Synopses & Reviews
Before there was a Woodstock Concert, there was Elliot Tiber working to make a go of his parents' upstate New York hotel, the El Monaco. It wasn't easy. The Jewish clientele who had returned to the Catskills year after year had discovered Florida, and the upstate hotel business was dying.
To save his family's livelihood, Elliot put on plays, musicals, and local festivals. In the process, Elliot became the area's official issuer of event permits not that anybody else wanted that position. Elliot even worked weekends as an interior design artist in New York City, all in the hopes of helping his family.
In the summer of 1969, Elliot Tiber's life changed in a way he never could have foreseen. Greenwich Village had become the mecca for gays in America. There, Elliot had socialized with the likes of Truman Capote, Tennessee Williams, Andy Warhol, and a talented young photographer named Robert Maplethorpe, and yet had managed to keep his gay life a secret from his family. Then on Friday, June 27, Elliot walked into the Stonewall Inn and witnessed the riot that would galvanize the gay movement in the United States. And on July 17, when Elliot read that the Woodstock Concert promoters had lost their license to stage the show in Wallkill, he called to offer his help in finding a new venue.

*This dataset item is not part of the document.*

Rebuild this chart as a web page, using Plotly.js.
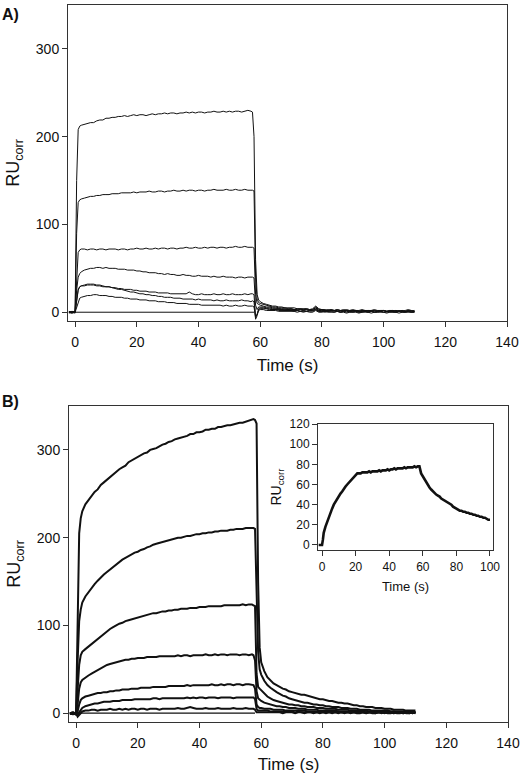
<!DOCTYPE html>
<html>
<head>
<meta charset="utf-8">
<script src="https://cdn.plot.ly/plotly-3.0.1.min.js"></script>
<style>html,body{margin:0;padding:0;background:#fff;}#chart{width:520px;height:774px;}</style>
</head>
<body>
<div id="chart"></div>
<script>
// ---------- time base (s) for the two main panels ----------
const timeMain = [-2,-1,0,0.5,1,1.5,2,
  3,4,5,6,7,8,9,10,11,12,13,
  14,15,16,17,18,19,20,21,22,23,24,
  25,26,27,28,29,30,31,32,33,34,35,
  36,37,38,39,40,41,42,43,44,45,46,
  47,48,49,50,51,52,53,54,55,56,57,
  57.5,58,58.5,59,59.5,
  60,61,62,63,64,65,66,67,68,69,
  70,71,72,73,74,75,76,77,78,79,
  80,81,82,83,84,85,86,87,88,89,
  90,91,92,93,94,95,96,97,98,99,
  100,101,102,103,104,105,106,107,108,109,110];

// ---------- panel A sensorgrams (RU corr) ----------
const panelA_1 = [0,1,0, 150,208,212,213,
  214,215,216,216,218,219,219,221,221,222,222,
  223,223,224,223,224,225,224,225,225,224,225,
  226,225,226,226,227,226,227,227,226,227,227,
  228,227,228,227,228,228,227,228,228,229,228,
  228,229,228,229,228,229,229,228,229,230,229,
  228,200,60,20,14,
  12,10,9,8,7,7,6,6,5,5,
  5,5,4,4,4,4,3,4,7,4,
  3,3,2,3,2,3,2,3,2,2,
  3,2,2,3,2,2,2,3,2,2,
  2,1,2,2,1,2,1,2,3,2,1];
const panelA_2 = [1,0,-1, 90,125,128,129,
  130,131,132,132,133,133,134,134,134,135,135,
  135,136,136,136,136,137,136,137,137,137,138,
  137,137,138,138,137,138,138,139,138,138,139,
  138,139,139,138,139,139,138,139,139,140,139,
  139,139,140,139,139,140,139,139,140,139,139,
  139,138,40,15,11,
  10,9,8,7,6,6,5,5,5,4,
  4,3,4,3,3,4,3,3,6,3,
  3,2,3,2,2,3,2,2,3,2,
  2,2,1,2,2,1,2,2,1,2,
  2,1,2,1,2,1,2,1,2,1,2];
const panelA_3 = [0,-1,1, 45,68,71,72,
  72,71,72,72,71,72,72,71,72,72,72,
  71,72,72,71,72,72,73,72,72,73,72,
  72,73,72,73,73,72,73,73,72,73,73,
  74,73,73,74,73,73,74,73,74,74,73,
  74,74,73,74,74,75,74,74,75,74,74,
  74,73,20,10,9,
  8,7,6,6,5,5,4,4,4,3,
  4,3,3,4,3,3,2,3,5,2,
  3,2,2,3,2,2,1,2,2,1,
  2,2,1,2,1,2,1,1,2,1,
  2,1,1,2,1,1,2,1,1,2,1];
const panelA_4 = [-1,0,1, 25,40,44,46,
  48,49,50,50,51,51,50,51,50,50,50,
  49,49,49,48,48,48,47,47,46,46,45,
  45,45,44,44,43,44,43,43,42,42,43,
  42,42,41,41,42,41,41,41,40,41,40,
  40,41,40,40,40,39,40,40,39,40,40,
  40,39,8,3,6,
  6,6,5,5,4,4,4,3,3,3,
  3,3,2,3,2,3,2,2,4,2,
  2,2,1,2,2,1,2,1,2,1,
  1,2,1,1,2,1,1,2,1,1,
  2,1,1,1,2,1,1,1,2,1,1];
const panelA_5 = [0,1,0, 15,26,29,30,
  30,31,31,31,30,30,29,29,29,28,28,
  27,27,26,26,26,25,25,24,24,24,23,
  23,23,22,22,22,22,21,21,21,21,21,
  21,23,21,20,20,21,20,20,20,21,20,
  20,21,20,20,21,20,20,20,21,20,21,
  21,20,-5,-3,4,
  5,5,4,4,3,3,3,3,2,2,
  2,2,2,1,2,1,1,2,3,1,
  1,1,1,2,1,1,0,1,1,0,
  1,1,0,1,1,0,1,0,1,1,
  0,1,0,1,0,1,1,0,1,0,1];
const panelA_6 = [1,0,0, 14,25,29,30,
  31,32,32,32,31,31,30,29,29,28,27,
  26,26,25,24,23,23,22,21,21,20,20,
  19,19,18,18,17,17,17,16,16,16,15,
  15,15,15,14,15,14,14,14,14,13,14,
  13,13,14,13,13,13,13,14,13,13,12,
  13,12,-8,-4,3,
  4,4,4,3,3,3,2,2,2,2,
  2,1,2,1,1,1,2,1,3,1,
  1,0,1,1,0,1,0,1,0,1,
  0,1,0,0,1,0,1,0,0,1,
  0,0,1,0,0,1,0,0,1,0,0];
const panelA_7 = [0,-1,0, 6,13,16,17,
  18,19,19,20,20,19,19,19,18,18,17,
  17,17,16,16,15,15,15,14,14,14,13,
  13,13,12,12,12,11,11,11,10,10,10,
  10,9,9,9,9,8,8,8,8,8,8,
  8,7,8,7,7,8,7,7,8,7,7,
  7,6,-6,-2,2,
  3,3,2,2,2,2,1,1,1,1,
  1,1,0,1,0,1,0,0,2,0,
  0,1,0,0,0,1,0,0,-1,0,
  0,0,-1,0,0,0,-1,0,0,0,
  0,-1,0,0,0,-1,0,0,0,0,0];
const baselineA_t = [-2, 58];
const baselineA_v = [0, 0];

// ---------- panel B sensorgrams (RU corr) ----------
const panelB_1 = [0,1,-2, 120,205,222,230,
  238,243,247,252,255,260,263,266,270,272,275,
  278,280,282,286,288,290,292,294,296,297,300,
  301,302,304,306,307,309,310,312,313,314,315,
  316,318,318,320,320,321,323,323,324,324,326,
  326,327,328,328,329,330,331,331,332,333,334,
  335,334,330,150,75,
  58,48,41,37,34,32,30,28,27,25,
  24,23,22,21,21,20,19,18,17,16,
  16,15,14,14,13,12,12,11,11,10,
  9,9,8,8,7,7,7,6,6,6,
  5,5,5,4,4,4,4,3,3,3,3];
const panelB_2 = [-1,0,1, 60,105,118,126,
  133,138,143,147,151,155,158,161,164,167,170,
  172,175,177,179,181,183,184,186,187,189,190,
  192,193,194,195,196,197,198,199,200,200,201,
  202,202,203,204,204,205,205,206,206,207,207,
  208,208,208,209,209,210,210,210,211,211,211,
  211,210,150,70,50,
  44,37,32,29,26,24,22,20,19,17,
  16,15,14,13,12,12,11,10,10,9,
  9,8,8,7,7,7,6,6,6,5,
  5,5,4,4,4,4,3,3,3,3,
  3,3,2,2,2,2,2,2,2,1,1];
const panelB_3 = [0,-1,0, 25,55,66,70,
  73,76,79,82,85,88,91,94,96,98,100,
  102,103,105,106,107,108,109,110,111,112,113,
  114,114,115,116,116,117,117,118,118,119,119,
  119,120,120,120,121,121,121,122,122,122,122,
  122,123,123,123,123,123,123,124,123,124,124,
  123,122,45,30,28,
  26,22,19,17,15,14,13,12,11,10,
  10,9,9,8,8,7,7,7,6,6,
  6,5,5,5,5,4,4,4,4,3,
  3,3,3,3,3,2,2,2,2,2,
  2,2,2,2,1,1,1,1,1,1,1];
const panelB_4 = [0,1,-1, 10,28,35,38,
  41,43,45,47,49,51,53,55,56,57,58,
  59,60,61,61,62,62,63,63,63,64,64,
  64,64,65,65,65,65,65,65,66,65,66,
  66,65,66,66,66,66,67,66,66,67,66,
  67,67,66,67,67,67,66,67,67,66,67,
  66,60,25,17,15,
  14,12,11,10,9,8,8,7,7,6,
  6,6,5,5,5,4,4,4,4,3,
  3,3,3,3,3,2,2,2,2,2,
  2,2,2,2,1,1,1,1,1,1,
  1,1,1,1,1,1,0,1,1,0,1];
const panelB_5 = [0,0,-1, 2,10,15,17,
  19,20,21,22,23,23,24,24,25,25,26,
  26,27,27,27,28,28,28,29,29,29,29,
  30,30,30,30,30,31,31,31,31,31,31,
  32,31,32,32,32,32,32,32,33,32,32,
  33,32,33,33,32,33,33,32,33,33,32,
  32,28,10,7,6,
  6,5,5,5,4,4,4,4,3,3,
  3,3,3,3,3,2,2,2,2,2,
  2,2,2,2,2,2,1,1,1,1,
  1,1,1,1,1,1,1,1,1,1,
  1,1,1,0,1,1,0,1,1,0,1];
const panelB_6 = [0,-1,0, -3,1,4,6,
  8,9,10,11,11,12,13,13,13,14,14,
  14,15,15,15,15,16,16,16,16,16,16,
  17,17,16,17,17,17,17,17,17,17,17,
  18,17,18,17,18,18,17,18,18,18,17,
  18,18,18,18,17,18,18,18,18,18,18,
  18,16,5,3,3,
  3,3,3,2,2,2,2,2,2,2,
  2,1,2,1,1,1,1,1,1,1,
  1,1,1,1,1,1,1,1,1,1,
  1,1,1,1,0,1,1,0,1,1,
  0,1,1,0,1,1,0,1,0,1,1];
const panelB_7 = [0,0,0, -4,-2,0,2,
  3,3,4,4,3,4,4,4,5,4,4,
  5,4,5,4,5,5,4,5,5,4,5,
  5,5,4,5,5,5,5,5,6,5,5,
  6,7,6,5,5,5,6,5,5,5,6,
  5,5,5,5,6,5,5,5,6,5,5,
  5,4,1,1,1,
  1,1,1,1,1,1,1,0,1,1,
  1,0,1,1,0,1,1,0,1,0,
  1,0,1,0,1,0,1,0,1,0,
  1,0,0,1,0,1,0,0,1,0,
  1,0,0,1,0,0,1,0,0,1,0];
const baselineB_t = [-2, 58];
const baselineB_v = [0, 0];

// ---------- inset (single sensorgram) ----------
const insetTime = [-2,-1,0,0.5,1,
  2,3,4,5,6,7,8,9,10,11,
  12,13,14,15,16,17,18,19,20,21,
  22,23,24,25,26,27,28,29,30,31,
  32,33,34,35,36,37,38,39,40,41,
  42,43,44,45,46,47,48,49,50,51,
  52,53,54,55,56,57,58,59,60,61,
  62,63,64,65,66,67,68,69,70,71,
  72,73,74,75,76,77,78,79,80,81,
  82,83,84,85,86,87,88,89,90,91,
  92,93,94,95,96,97,98,99,100];
const insetRU = [0,0,0,5,12,
  18,23,28,32,36,40,43,46,49,51,
  53,56,58,60,62,64,66,68,70,71,
  71,71,72,72,72,72,73,72,73,73,
  73,73,74,73,74,74,74,75,74,75,
  75,76,75,76,76,76,76,77,76,77,
  77,77,77,78,77,78,78,71,68,65,
  62,59,57,55,53,52,50,49,48,46,
  45,44,43,42,41,40,38,37,36,35,
  34,34,33,33,32,32,31,31,30,30,
  29,29,28,28,27,27,26,25,25];

// ---------- ticks ----------
const timeTicks = [0,20,40,60,80,100,120,140];
const ruTicks = [0,100,200,300];
const insetTimeTicks = [0,20,40,60,80,100];
const insetRuTicks = [0,20,40,60,80,100,120];

// ---------- build ----------
const W = 520, H = 774;
const FONT = 'Liberation Sans, Arial, Helvetica, sans-serif';
const INK = '#111';

function lineTrace(x, y, xa, ya, w) {
  return {x: x, y: y, xaxis: xa, yaxis: ya, type: 'scatter', mode: 'lines',
          line: {color: INK, width: w}, hoverinfo: 'skip', showlegend: false};
}

const traces = [];
[panelA_1, panelA_2, panelA_3, panelA_4, panelA_5, panelA_6, panelA_7].forEach(v =>
  traces.push(lineTrace(timeMain, v, 'x', 'y', 1)));
traces.push(lineTrace(baselineA_t, baselineA_v, 'x', 'y', 1));
[panelB_1, panelB_2, panelB_3, panelB_4, panelB_5, panelB_6, panelB_7].forEach(v =>
  traces.push(lineTrace(timeMain, v, 'x2', 'y2', 2)));
traces.push(lineTrace(baselineB_t, baselineB_v, 'x2', 'y2', 1.2));
traces.push(lineTrace(insetTime, insetRU, 'x3', 'y3', 2.6));

function px(a) { return a / W; }
function py(b) { return 1 - b / H; }

function xAxis(dom, anchor, range, ticks, fs, tfs, standoff, lblOff) {
  return {domain: dom, anchor: anchor, range: range, tickvals: ticks,
          ticks: 'outside', ticklen: 5, tickcolor: '#333', tickwidth: 1,
          ticklabelstandoff: lblOff,
          showline: true, mirror: true, linecolor: '#333', linewidth: 1,
          showgrid: false, zeroline: false, automargin: false,
          tickfont: {family: FONT, size: fs, color: '#111'},
          title: {text: 'Time (s)', font: {family: FONT, size: tfs, color: '#111'}, standoff: standoff}};
}
function yAxis(dom, anchor, range, ticks, fs, tfs, standoff) {
  return {domain: dom, anchor: anchor, range: range, tickvals: ticks,
          ticks: 'outside', ticklen: 5, tickcolor: '#333', tickwidth: 1,
          showline: true, mirror: true, linecolor: '#333', linewidth: 1,
          showgrid: false, zeroline: false, automargin: false,
          tickfont: {family: FONT, size: fs, color: '#111'},
          title: {text: 'RU<sub>corr</sub>', font: {family: FONT, size: tfs, color: '#111'}, standoff: standoff}};
}

const layout = {
  width: W, height: H,
  margin: {l: 0, r: 0, t: 0, b: 0},
  paper_bgcolor: '#fff', plot_bgcolor: '#fff',
  font: {family: FONT, color: '#111'},
  xaxis:  xAxis([px(68), px(507)], 'y',  [-2.3, 140], timeTicks, 14, 17, 10, 3),
  yaxis:  yAxis([py(321), py(5)],   'x',  [-10, 350], ruTicks, 14, 18, 11),
  xaxis2: xAxis([px(69), px(508)], 'y2', [-2.3, 140], timeTicks, 14, 17, 10, 3),
  yaxis2: yAxis([py(722), py(406)], 'x2', [-10, 350], ruTicks, 14, 18, 11),
  xaxis3: xAxis([px(318), px(493)], 'y3', [-2.4, 101.8], insetTimeTicks, 12, 13, 8, 1),
  yaxis3: yAxis([py(550), py(424)], 'x3', [-5, 120], insetRuTicks, 12, 14, 4),
  annotations: [
    {text: '<b>A)</b>', xref: 'paper', yref: 'paper', x: 0, y: py(4), xanchor: 'left', yanchor: 'top',
     showarrow: false, font: {family: FONT, size: 16, color: '#111'}},
    {text: '<b>B)</b>', xref: 'paper', yref: 'paper', x: 0, y: py(391), xanchor: 'left', yanchor: 'top',
     showarrow: false, font: {family: FONT, size: 16, color: '#111'}}
  ]
};

Plotly.newPlot('chart', traces, layout, {staticPlot: true, displayModeBar: false});
</script>
</body>
</html>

In the days that followed, Elliot found himself swept up in a vortex that would change his life forever.
The events that unfolded during that hot New York summer have come to be recognized as major turning points in our cultural history. Few, however, have enjoyed Elliot Tiber's unique view of those events. Taking Woodstock is the funny, touching, and true story of the man who enabled Woodstock to take place. It is also the personal story of one man who took stock of his life, his lifestyle, and his future. In short, Taking Woodstock is like no history of Woodstock you have ever read.
"A humble motel owner and his parents become the heroes in carrying off the momentous 1969 Woodstock rock concert in Tiber's occasionally improbable yet thoroughly entertaining tale. Tiber, n Teichberg of Bensonhurst, Brooklyn, put on hold his personal ambition in the mid-1950s as an artist to help his aging Old World Jewish parents run their ramshackle resort motel in White Lake, deep in the Catskill Mountains. Hounded by the guilt that he can't live up to his parents' standards and riven by his own covert homosexuality, Tiber pokes fun at what he calls the Teichberg Curse, a scourge that won't allow the family to escape financial ruin. As head of the Chamber of Commerce in his small town, and possessed of the yearly permit to hold summer music concerts, Tiber gets wind of rock concert promoter Michael Lang's need for a venue to hold the Woodstock festival. A month of frenzied preparations ensues as Max Yasgur's farm is secured, the anticipated numbers swell, and tensions grow in the town. Yet the planning of the concert makes up only one part of Tiber's very human story, which includes affecting side chapters on brushes with artists (Mark Rothko, Robert Mapplethorpe) and standing defiant when the cops raided the West Village gay bar Stonewall." Publishers Weekly (Copyright Reed Business Information, Inc.)
This is the funny, touching, and true story of the man who enabled Woodstock to take place. It is also the personal story of one man who took stock of his life, his lifestyle, and his future. This book is like no history of Woodstock you've ever read.
About the Author
Elliot Tiber has been a professional creative writer for over thirty-five years. He has written and produced numerous award-winning plays and musical comedies for the theater, television, and films around the world. He was also dramaturge for the National Theater of Belgium. He was a semi-finalist in the Academy Awards for best film. As a professor of comedy writing and performance, he has taught at the New School University and Hunter College (CUNY) in New York City. Mr. Tiber is also a best-selling author. His first novel, Rue Haute
, was an instant bestseller in Europe, and was published in the US as an Avon Paperback under its English title, High Street
. As a humorist, Elliot Tiber has appeared on CNN, NBC, CBS, CNBC, and 20/20, as well as on television shows in France, England, Tokyo, Moscow, and Berlin. Tiber has also performed his standup one-man show, Woodstock Daddy, for clubs, theaters, and TV. He currently resides in both New York City and California.
Tom Monte has written more than 30 books and many hundreds of articles for such magazines and newspapers as Life, Saturday Evening Post, Natural Health, and the Chicago Tribune. Among his many works are The Way of Hope, about the AIDS crisis in New York City. Tom is also the co-author with Dr. Anthony Sattilaro of the best-selling books Recalled By Life (Houghton Mifflin, 1982) and Living Well Naturally (Houghton Mifflin, 1984). For the past twenty years, Tom has lectured and provided workshops on healing and personal transformation throughout the United States and Europe, including the University of Massachusetts and Yale University. In May 2005, he was the keynote speaker for the American Cancer Society's Living With Cancer Conference in Augusta, Maine. He and his wife, Toby, live in Massachusetts and are the parents of three adult children.